China's property sector remained weak. CIFI blamed cross border transfer issues due to the long China holidays for missing a HKD coupon on a convertible bond. China Huarong and Cinda are stepping into help the property crisis at the project level. Sunac turned to Huarong to help restructure the Dongjiadu project, while Shimao agreed to sell 45% of a mixed-use project to China Cinda. Some commentators forecast that around 25% of housing project construction could be halted through 2023, which could lead to calls for resolution from government to avoid a deep negative feedback loop for the economy.

GS points out that from 2012 to early 2021 China HY grew 900% in market value to USD 126bn, according to the ICE-BAML China HY index. The sharp falls in bond prices and the removal of defaulted bonds from the index has pushed that market value to US$30.6bn, a fall of 75% over 18 months.

Adani was making headlines.

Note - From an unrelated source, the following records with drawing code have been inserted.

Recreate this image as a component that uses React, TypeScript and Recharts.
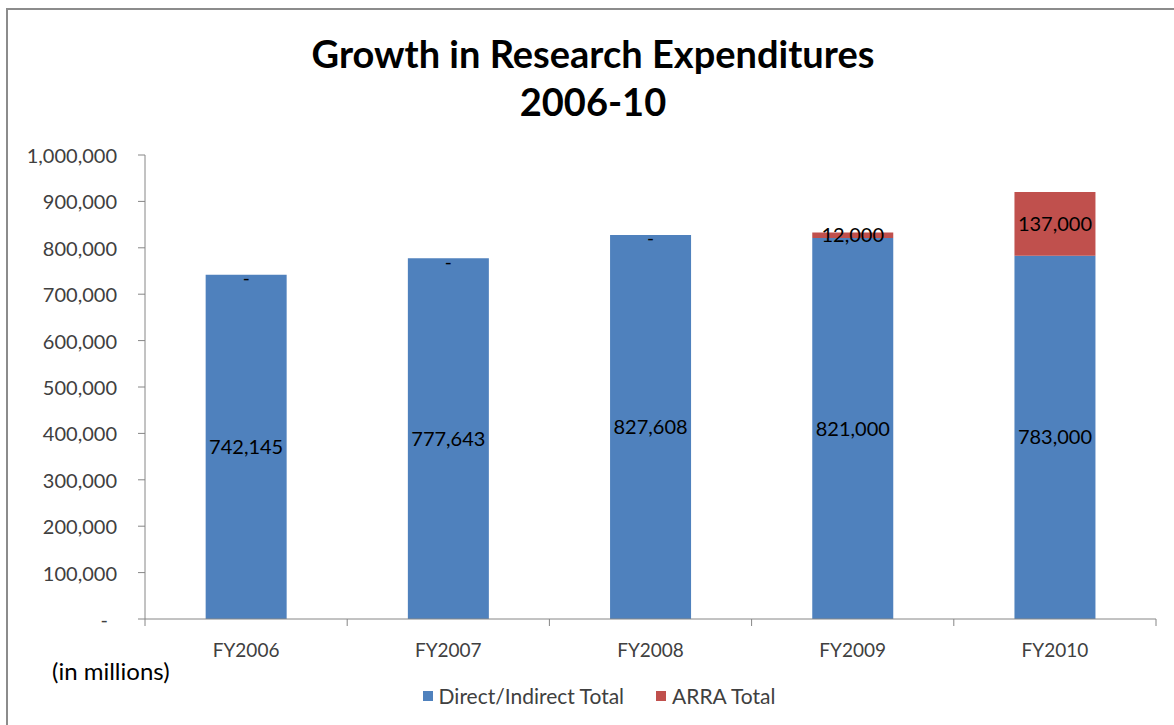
import { BarChart, Bar, XAxis, YAxis, LabelList } from 'recharts';

const years = ['FY2006', 'FY2007', 'FY2008', 'FY2009', 'FY2010'];
const directIndirect = [742145, 777643, 827608, 821000, 783000];
const arra = [0, 0, 0, 12000, 137000];
const yTicks = [0, 100000, 200000, 300000, 400000, 500000, 600000, 700000, 800000, 900000, 1000000];

const data = years.map((year, i) => ({
  year,
  direct: directIndirect[i],
  arra: arra[i],
}));

const FONT = 'Lato, "Open Sans", sans-serif';
const AXIS_COLOR = '#868686';
const TEXT_COLOR = '#404040';
const BAND = (1156 - 145) / years.length;

const fmt = (v: number) => (v === 0 ? '-' : v.toLocaleString('en-US'));

function YTick({ x, y, payload }: any) {
  const v = payload.value as number;
  return (
    <text
      x={v === 0 ? x - 9 : x}
      y={y}
      textAnchor="end"
      dominantBaseline="central"
      fill={TEXT_COLOR}
      fontSize={20}
      fontFamily={FONT}
    >
      {fmt(v)}
    </text>
  );
}

function XTick({ x, y, payload, index }: any) {
  const left = x - BAND / 2;
  const right = x + BAND / 2;
  return (
    <g>
      <line x1={left} y1={y} x2={left} y2={y + 7} stroke={AXIS_COLOR} />
      {index === years.length - 1 && (
        <line x1={right} y1={y} x2={right} y2={y + 7} stroke={AXIS_COLOR} />
      )}
      <text
        x={x}
        y={y + 30}
        textAnchor="middle"
        dominantBaseline="central"
        fill={TEXT_COLOR}
        fontSize={19}
        fontFamily={FONT}
      >
        {payload.value}
      </text>
    </g>
  );
}

// ARRA zero values show as "-" just under the top of the blue bar
function ZeroDash({ x, y, width, value }: any) {
  if (Number(value) !== 0) return null;
  return (
    <text
      x={x + width / 2}
      y={y + 3}
      textAnchor="middle"
      dominantBaseline="central"
      fill="#000"
      fontSize={19}
      fontFamily={FONT}
    >
      -
    </text>
  );
}

export default function App() {
  return (
    <div
      style={{
        position: 'absolute',
        left: 0,
        top: 0,
        width: 1174,
        height: 725,
        background: '#fff',
        fontFamily: FONT,
        overflow: 'hidden',
      }}
    >
      <div
        style={{
          position: 'absolute',
          left: 6,
          top: 8,
          width: 1200,
          height: 740,
          borderLeft: '2px solid #8c8c8c',
          borderTop: '2px solid #8c8c8c',
        }}
      />
      <div
        style={{
          position: 'absolute',
          left: 6,
          top: 29,
          width: 1174,
          textAlign: 'center',
          fontWeight: 700,
          fontSize: 38,
          lineHeight: '48px',
          color: '#000',
        }}
      >
        Growth in Research Expenditures
        <br />
        2006-10
      </div>

      <div style={{ position: 'absolute', left: 0, top: 0 }}>
        <BarChart
          width={1174}
          height={725}
          data={data}
          margin={{ top: 155, right: 18, bottom: 66, left: 0 }}
          barCategoryGap="30%"
        >
          <XAxis
            dataKey="year"
            stroke={AXIS_COLOR}
            tickLine={false}
            tickSize={0}
            tickMargin={0}
            tick={<XTick />}
            interval={0}
            height={40}
          />
          <YAxis
            width={145}
            domain={[0, 1000000]}
            ticks={yTicks}
            stroke={AXIS_COLOR}
            tickSize={7}
            tickMargin={21}
            tick={<YTick />}
            interval={0}
          />
          <Bar dataKey="direct" stackId="a" fill="#4F81BD" isAnimationActive={false}>
            <LabelList
              dataKey="direct"
              position="center"
              formatter={(v: any) => fmt(Number(v))}
              fill="#000"
              fontSize={20}
              fontFamily={FONT}
            />
            <LabelList dataKey="arra" content={<ZeroDash />} />
          </Bar>
          <Bar dataKey="arra" stackId="a" fill="#C0504D" isAnimationActive={false}>
            <LabelList
              dataKey="arra"
              position="center"
              formatter={(v: any) => (Number(v) === 0 ? '' : fmt(Number(v)))}
              fill="#000"
              fontSize={20}
              fontFamily={FONT}
            />
          </Bar>
        </BarChart>
      </div>

      <div
        style={{
          position: 'absolute',
          left: 52,
          top: 656,
          fontSize: 24,
          lineHeight: '30px',
          color: '#000',
        }}
      >
        (in millions)
      </div>

      <div
        style={{
          position: 'absolute',
          left: 0,
          top: 682,
          width: 1174,
          display: 'flex',
          justifyContent: 'center',
          paddingLeft: 24,
          boxSizing: 'border-box',
          fontSize: 21,
          color: TEXT_COLOR,
          lineHeight: '28px',
        }}
      >
        <span style={{ display: 'flex', alignItems: 'center', marginRight: 32 }}>
          <span style={{ width: 10, height: 10, background: '#4F81BD', marginRight: 6 }} />
          Direct/Indirect Total
        </span>
        <span style={{ display: 'flex', alignItems: 'center' }}>
          <span style={{ width: 10, height: 10, background: '#C0504D', marginRight: 6 }} />
          ARRA Total
        </span>
      </div>
    </div>
  );
}
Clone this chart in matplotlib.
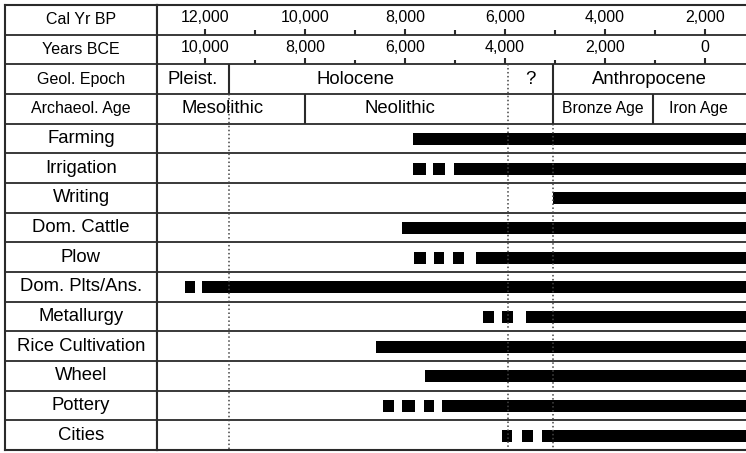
import matplotlib
matplotlib.use("Agg")
import matplotlib.pyplot as plt

plt.rcParams['font.family'] = ['Liberation Sans', 'DejaVu Sans']

# --- data (years before present, cal BP) ---
activities = ["Farming", "Irrigation", "Writing", "Dom. Cattle", "Plow",
              "Dom. Plts/Ans.", "Metallurgy", "Rice Cultivation", "Wheel",
              "Pottery", "Cities"]
bar_start_bp = [7840, 7020, 5040, 8060, 6580, 12060, 5580, 8580, 7600, 7260, 5260]
bar_end_bp = 0
# uncertain early evidence, drawn as small squares (start, end)
early_marks = {
    "Irrigation": [(7840, 7580), (7440, 7200)],
    "Plow": [(7820, 7580), (7420, 7220), (7040, 6820)],
    "Dom. Plts/Ans.": [(12400, 12200)],
    "Metallurgy": [(6440, 6220), (6060, 5840)],
    "Pottery": [(8440, 8220), (8060, 7800), (7620, 7420)],
    "Cities": [(6060, 5860), (5660, 5440)],
}

bp_major = [12000, 10000, 8000, 6000, 4000, 2000]
bp_minor = [11000, 9000, 7000, 5000, 3000]
bce_labels = [10000, 8000, 6000, 4000, 2000, 0]
bce_offset = 2000

header_names = ["Cal Yr BP", "Years BCE", "Geol. Epoch", "Archaeol. Age"]
epochs = ["Pleist.", "Holocene", "?", "Anthropocene"]
epoch_text_bp = [12240, 9000, 5500, 3120]
ages = ["Mesolithic", "Neolithic", "Bronze Age", "Iron Age"]
age_text_bp = [11640, 8100, 4040, 2140]

pleist_end = 11520
question_start = 5940
anthro_start = 5040
meso_end = 10000
bronze_end = 3040

# --- layout ---
W, H = 746, 453
fig = plt.figure(figsize=(W / 100, H / 100), dpi=100)
top, bottom = 5, 450
ax_lab = fig.add_axes([5 / W, 1 - bottom / H, (157 - 5) / W, (bottom - top) / H])
ax = fig.add_axes([157 / W, 1 - bottom / H, (W - 157) / W, (bottom - top) / H],
                  sharey=ax_lab)

n_rows = len(header_names) + len(activities)
ax.set_xlim(12960, 1180)
ax_lab.set_xlim(0, 1)
ax.set_ylim(n_rows, 0)

line_col = "#2a2a2a"
for a in (ax, ax_lab):
    a.set_xticks([])
    a.set_yticks([])
    for s in a.spines.values():
        s.set_color(line_col)
        s.set_linewidth(1.5)
    for y in range(1, n_rows):
        a.axhline(y, color=line_col, lw=1.3)
ax.spines["right"].set_visible(False)

# row labels
for i, name in enumerate(header_names):
    ax_lab.text(0.5, i + 0.5, name, ha="center", va="center", fontsize=11.5)
for i, name in enumerate(activities):
    ax_lab.text(0.5, len(header_names) + i + 0.5, name, ha="center",
                va="center", fontsize=13.3)

# time scale rows
for bp, bce in zip(bp_major, bce_labels):
    ax.text(bp, 0.42, f"{bp:,}", ha="center", va="center", fontsize=11.5)
    ax.text(bce + bce_offset, 1.42, f"{bce:,}", ha="center", va="center",
            fontsize=11.5)
for row in (1, 2):
    ax.vlines(bp_major, row - 0.2, row, color=line_col, lw=1.5)
    ax.vlines(bp_minor, row - 0.15, row, color=line_col, lw=1.5)

# epoch / age rows
for name, bp in zip(epochs, epoch_text_bp):
    ax.text(bp, 2.5, name, ha="center", va="center", fontsize=13.3)
for name, bp in zip(ages, age_text_bp):
    fs = 13.3 if name in ("Mesolithic", "Neolithic") else 11.3
    ax.text(bp, 3.5, name, ha="center", va="center", fontsize=fs)

ax.vlines(pleist_end, 2, 3, color=line_col, lw=1.5)
ax.vlines([meso_end, bronze_end], 3, 4, color=line_col, lw=1.5)
ax.vlines(anthro_start, 2, 4, color=line_col, lw=1.5)

dots = dict(color="#444444", lw=1.1, linestyles=(0, (1, 1.6)))
ax.vlines(pleist_end, 3, n_rows, **dots)
ax.vlines(question_start, 2, n_rows, **dots)
ax.vlines(anthro_start, 4, n_rows, **dots)

# activity bars
bar_h = 0.4
for i, name in enumerate(activities):
    yc = len(header_names) + i + 0.52
    start = bar_start_bp[i]
    ax.barh(yc, start - bar_end_bp, left=bar_end_bp, height=bar_h,
            color="black", edgecolor="none")
    for s, e in early_marks.get(name, []):
        ax.barh(yc, s - e, left=e, height=bar_h, color="black", edgecolor="none")

fig.savefig("out.png", dpi=100, facecolor="white")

Adani Group is in talks with investors, including Singapore’s GIC and Temasek, to raise $10bn to fund the expansion into clean energy and ports. Adani Transmission completed a corporate restructuring which inserted Adani Step One Ltd (ATSOL) as the issuer of its existing US$ notes, Adani Transmission remains the guarantor. S&P’s BBB- rating on the notes was withdrawn, although Moody’s and Fitch’s were retained.